Опубликовано в журнале Арион, номер 2, 2004
Не могу сказать, что я пристально следил за развитием поэзии Веры Павловой. Я пишу не критическую статью (что подразумевает некоторую солидность и основательность), и ограничиваюсь лишь одним сборником стихотворений — “Совершеннолетие”. Это действительно заметки, то есть впечатления от чтения, точнее — прочтения. Не всякие стихи хочется прочитывать. Не каждый раз хочется разбираться в поэтическом мире, даже если он существует у поэта (что в современной поэзии встречается далеко не всегда).
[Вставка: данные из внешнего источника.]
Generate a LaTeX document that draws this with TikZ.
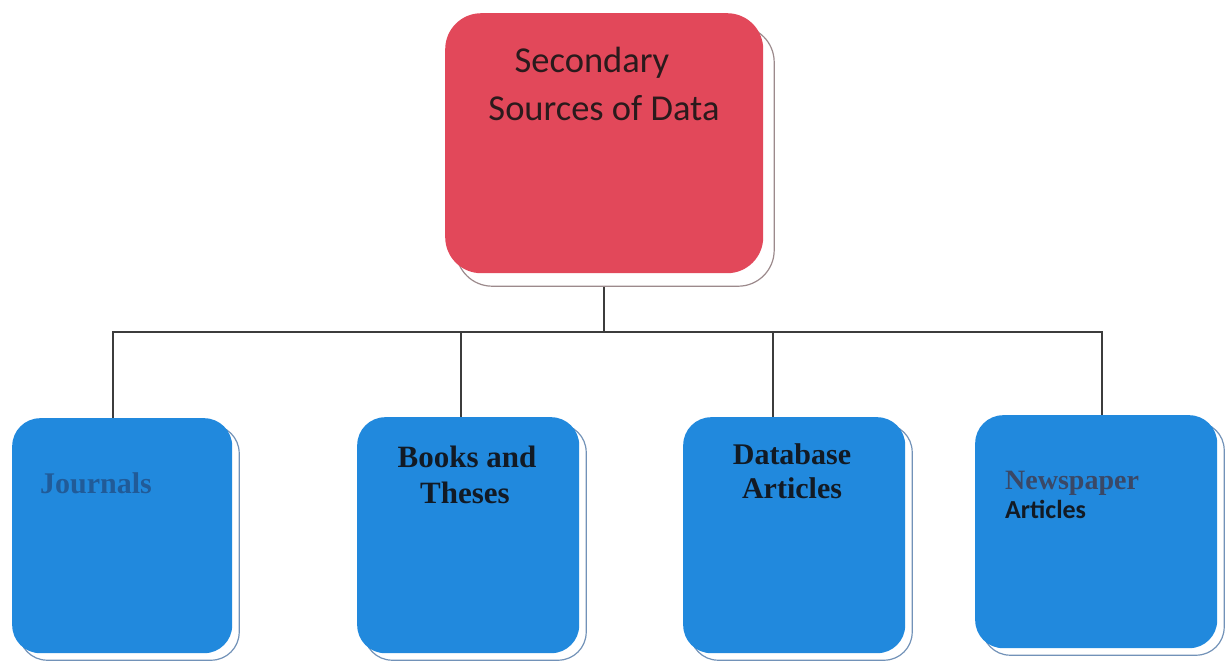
\documentclass[tikz,border=0pt]{standalone}
\usepackage{fontspec}
\setmainfont{Liberation Serif}
\newfontfamily\carlito{Carlito}
\usetikzlibrary{shadows,backgrounds}

\definecolor{boxred}{HTML}{E2485A}
\definecolor{boxblue}{HTML}{2189DD}
\definecolor{redshadow}{HTML}{9C8A8C}
\definecolor{blueshadow}{HTML}{7292B8}
\definecolor{wirecol}{HTML}{3C3C3C}
\definecolor{toptext}{HTML}{2A1A1C}
\definecolor{darktext}{HTML}{121A24}
\definecolor{journtext}{HTML}{215B98}
\definecolor{newstext}{HTML}{3A4866}

\begin{document}
\begin{tikzpicture}[x=1pt,y=-1pt,
  card/.style={anchor=north west, inner sep=0pt, rounded corners=28pt,
    fill=boxblue,
    general shadow={fill=white, draw=blueshadow, line width=1.2pt,
      shadow xshift=7pt, shadow yshift=-7pt}},
  topcard/.style={anchor=north west, inner sep=0pt, rounded corners=36pt,
    fill=boxred,
    general shadow={fill=white, draw=redshadow, line width=1.2pt,
      shadow xshift=11pt, shadow yshift=-13pt}},
  lbl/.style={inner sep=0pt},
  wire/.style={draw=wirecol, line width=1.5pt}
]
\useasboundingbox (0,0) rectangle (1227,662);

% boxes
\node[topcard, minimum width=318pt, minimum height=260pt] (top) at (445,13) {};
\node[card, minimum width=220pt, minimum height=235pt] (jour) at (12,418) {};
\node[card, minimum width=222pt, minimum height=236pt] (book) at (357,417) {};
\node[card, minimum width=222pt, minimum height=236pt] (data) at (683,417) {};
\node[card, minimum width=242pt, minimum height=233pt] (news) at (975,415) {};

% labels
\node[lbl, anchor=base, text=toptext] (t1) at (592,72)
  {\carlito\fontsize{36.5}{42}\selectfont Secondary};
\node[lbl, anchor=base, text=toptext] (t2) at (604,120)
  {\carlito\fontsize{36.5}{42}\selectfont Sources of Data};

\node[lbl, anchor=base west, text=journtext] (j1) at (40,493)
  {\fontsize{30}{36}\selectfont\bfseries Journals};

\node[lbl, anchor=base, text=darktext] (b1) at (467,467)
  {\fontsize{31}{36}\selectfont\bfseries Books and};
\node[lbl, anchor=base, text=darktext] (b2) at (465,503)
  {\fontsize{31}{36}\selectfont\bfseries Theses};

\node[lbl, anchor=base, text=darktext] (d1) at (792,464)
  {\fontsize{30}{36}\selectfont\bfseries Database};
\node[lbl, anchor=base, text=darktext] (d2) at (792,498)
  {\fontsize{30}{36}\selectfont\bfseries Articles};

\node[lbl, anchor=base west, text=newstext] (n1) at (1005,489)
  {\fontsize{28}{34}\selectfont\bfseries Newspaper};
\node[lbl, anchor=base west, text=darktext] (n2) at (1005,518)
  {\carlito\fontsize{26}{30}\selectfont\bfseries Articles};

% connectors
\coordinate (bus) at (604,332);
\begin{scope}[on background layer]
  \draw[wire] (top.south) -- (top.south |- bus);
  \draw[wire] ([xshift=-9pt]jour.north) |- ([xshift=6pt]news.north |- bus)
    -- ([xshift=6pt]news.north);
  \draw[wire] ([xshift=-7pt]book.north) -- ([xshift=-7pt]book.north |- bus);
  \draw[wire] ([xshift=-21pt]data.north) -- ([xshift=-21pt]data.north |- bus);
\end{scope}
\end{tikzpicture}
\end{document}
В принципе, медленное чтение стихотворений — изумительное занятие. Но вот возможность предаваться ему представляется нечасто.
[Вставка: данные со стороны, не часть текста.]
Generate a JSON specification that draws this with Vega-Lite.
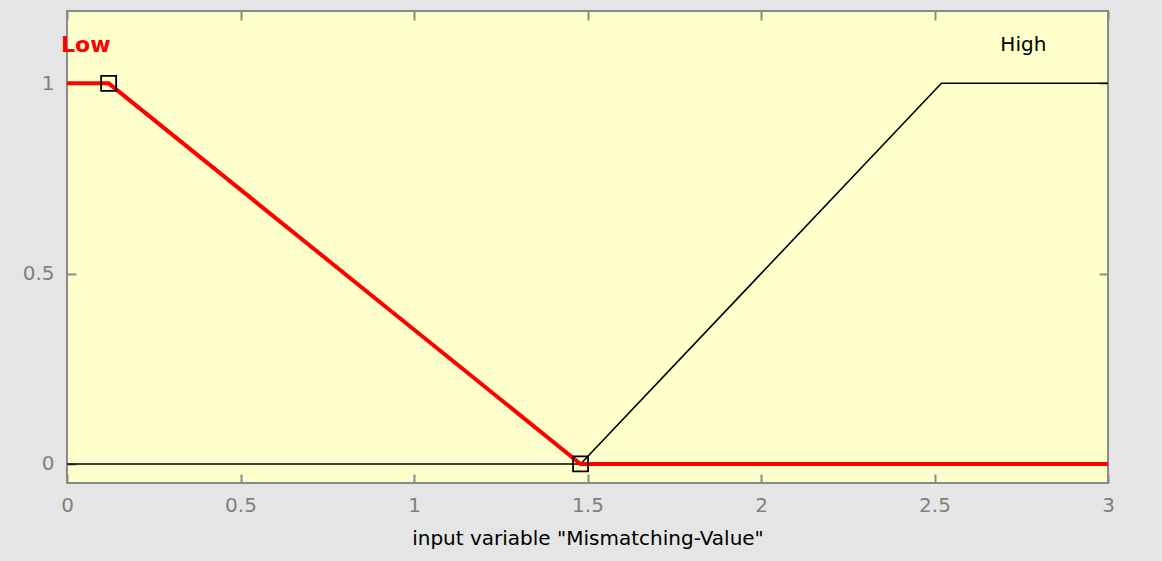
{
  "$schema": "https://vega.github.io/schema/vega-lite/v6.json",
  "width": 1041,
  "height": 472,
  "autosize": {"type": "none"},
  "padding": {"left": 67, "top": 11, "right": 54, "bottom": 78},
  "background": "#e5e5e5",
  "config": {
    "font": "DejaVu Sans",
    "view": {"fill": "#ffffcc", "stroke": "#8a8a8a", "strokeWidth": 2},
    "axis": {
      "grid": false,
      "domain": false,
      "tickColor": "#8a8a8a",
      "tickWidth": 2,
      "tickSize": -9,
      "labelColor": "#7f7f7f",
      "labelFont": "DejaVu Sans",
      "labelFontSize": 20,
      "titleFont": "DejaVu Sans",
      "titleFontSize": 20,
      "titleFontWeight": "normal",
      "titleColor": "#000000"
    }
  },
  "datasets": {
    "mf": [
      {"mf": "High", "i": 0, "x": 0, "y": 0},
      {"mf": "High", "i": 1, "x": 1.48, "y": 0},
      {"mf": "High", "i": 2, "x": 2.52, "y": 1},
      {"mf": "High", "i": 3, "x": 3, "y": 1},
      {"mf": "Low", "i": 0, "x": 0, "y": 1},
      {"mf": "Low", "i": 1, "x": 0.12, "y": 1},
      {"mf": "Low", "i": 2, "x": 1.48, "y": 0},
      {"mf": "Low", "i": 3, "x": 3, "y": 0}
    ],
    "handles": [
      {"x": 0.12, "y": 1},
      {"x": 1.48, "y": 0}
    ],
    "labels": [
      {"name": "Low", "x": 0.054, "y": 1.1},
      {"name": "High", "x": 2.756, "y": 1.1}
    ]
  },
  "resolve": {"axis": {"x": "independent", "y": "independent"}},
  "layer": [
    {
      "data": {"name": "mf"},
      "transform": [{"filter": "datum.mf === 'High'"}],
      "mark": {"type": "line", "color": "#000000", "strokeWidth": 1.6},
      "encoding": {
        "x": {
          "field": "x", "type": "quantitative",
          "scale": {"domain": [0, 3], "nice": false, "zero": false},
          "axis": {
            "orient": "bottom",
            "values": [0, 0.5, 1, 1.5, 2, 2.5, 3],
            "format": "~g",
            "labelPadding": 21,
            "labelFlush": false,
            "labelOverlap": false,
            "title": "input variable \"Mismatching-Value\"",
            "titleBaseline": "alphabetic",
            "titleY": 61
          }
        },
        "y": {
          "field": "y", "type": "quantitative",
          "scale": {"domain": [-0.05, 1.19], "nice": false, "zero": false},
          "axis": {
            "orient": "left",
            "values": [0, 0.5, 1],
            "format": "~g",
            "labelPadding": 22,
            "labelFlush": false,
            "title": null
          }
        },
        "order": {"field": "i", "type": "quantitative"}
      }
    },
    {
      "data": {"name": "mf"},
      "transform": [{"filter": "datum.mf === 'Low'"}],
      "mark": {"type": "line", "color": "#ff0000", "strokeWidth": 4},
      "encoding": {
        "x": {
          "field": "x", "type": "quantitative",
          "axis": {
            "orient": "top",
            "values": [0, 0.5, 1, 1.5, 2, 2.5, 3],
            "labels": false,
            "title": null
          }
        },
        "y": {
          "field": "y", "type": "quantitative",
          "axis": {
            "orient": "right",
            "values": [0, 0.5, 1],
            "labels": false,
            "title": null
          }
        },
        "order": {"field": "i", "type": "quantitative"}
      }
    },
    {
      "data": {"name": "handles"},
      "mark": {"type": "square", "filled": false, "color": "#000000", "strokeWidth": 1.8, "size": 225, "opacity": 1},
      "encoding": {
        "x": {"field": "x", "type": "quantitative", "axis": null},
        "y": {"field": "y", "type": "quantitative", "axis": null}
      }
    },
    {
      "data": {"name": "labels"},
      "transform": [{"filter": "datum.name === 'Low'"}],
      "mark": {"type": "text", "fontSize": 22, "fontWeight": "bold", "color": "#ff0000", "baseline": "middle", "align": "center", "font": "DejaVu Sans"},
      "encoding": {
        "x": {"field": "x", "type": "quantitative", "axis": null},
        "y": {"field": "y", "type": "quantitative", "axis": null},
        "text": {"field": "name"}
      }
    },
    {
      "data": {"name": "labels"},
      "transform": [{"filter": "datum.name === 'High'"}],
      "mark": {"type": "text", "fontSize": 20, "color": "#000000", "baseline": "middle", "align": "center", "font": "DejaVu Sans"},
      "encoding": {
        "x": {"field": "x", "type": "quantitative", "axis": null},
        "y": {"field": "y", "type": "quantitative", "axis": null},
        "text": {"field": "name"}
      }
    }
  ]
}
Вере Павловой свой мир создать удалось. Он может нравиться, привлекать или, кого-то, — отталкивать. Но дело не в оценках. То есть меня, во всяком случае, это не слишком интересует. Гораздо любопытнее посмотреть, как этот мир устроен. Сделан, если хотите. Каким образом выстраивает свою вселенную поэт, какое место себе отводит, как говорит о себе. И здесь самое драгоценное — детали.
Уходя во цвете лет,
Недоверчивая Вера,
Я оставлю в жизни след
Тридцать пятого размера…
Недоверчивая Вера — это для красоты слога, для игры слов. Впрочем, может быть, и действительно “недоверчивая”. Намного интереснее указание на размер следа. С одной стороны, сразу вспоминается знаменитая характеристика дяди Степы — “сорок пятого размера надевал он сапоги”. С другой, речь все-таки идет о жизни, об экзистансе и даже о творчестве. Иными словами, “след” подразумевается метафорический. Не случайно следующая строка
Пару-тройку звонких фраз…
И многоточие здесь показательно. Оно отделяет первые пять строк от трех финальных —
А от пары звонких глаз
И от уст, сказавших это,
Не останется и следа.
“Звонкие глаза”, пожалуй, слишком сильная поэтическая вольность. Так сказать, на грани дозволенного. И рифму “это — следа” — удачной не назовешь. Все это производит впечатление поэтической неловкости. Кстати говоря, неловкости у Павловой встречаются довольно часто. Например:
Двумями руками траву против шерсти чешу
Или чуть менее очевидное:
Давайте меряться любовью
Итереснее все же тридцать пятый размер. Удивительна конкретика, с которой Вера Павлова определяет свою поэтическую поступь. И подобная физиологическая оценка своего творчества более чем красноречива.
Было бы странно спрашивать, “след тридцать пятого размера” — это хорошо или плохо? Для женщины, наверное, хорошо. То есть такой специфически женский след, без всякого сомнения, радующий любителей и ревнителей гендерной эстетики.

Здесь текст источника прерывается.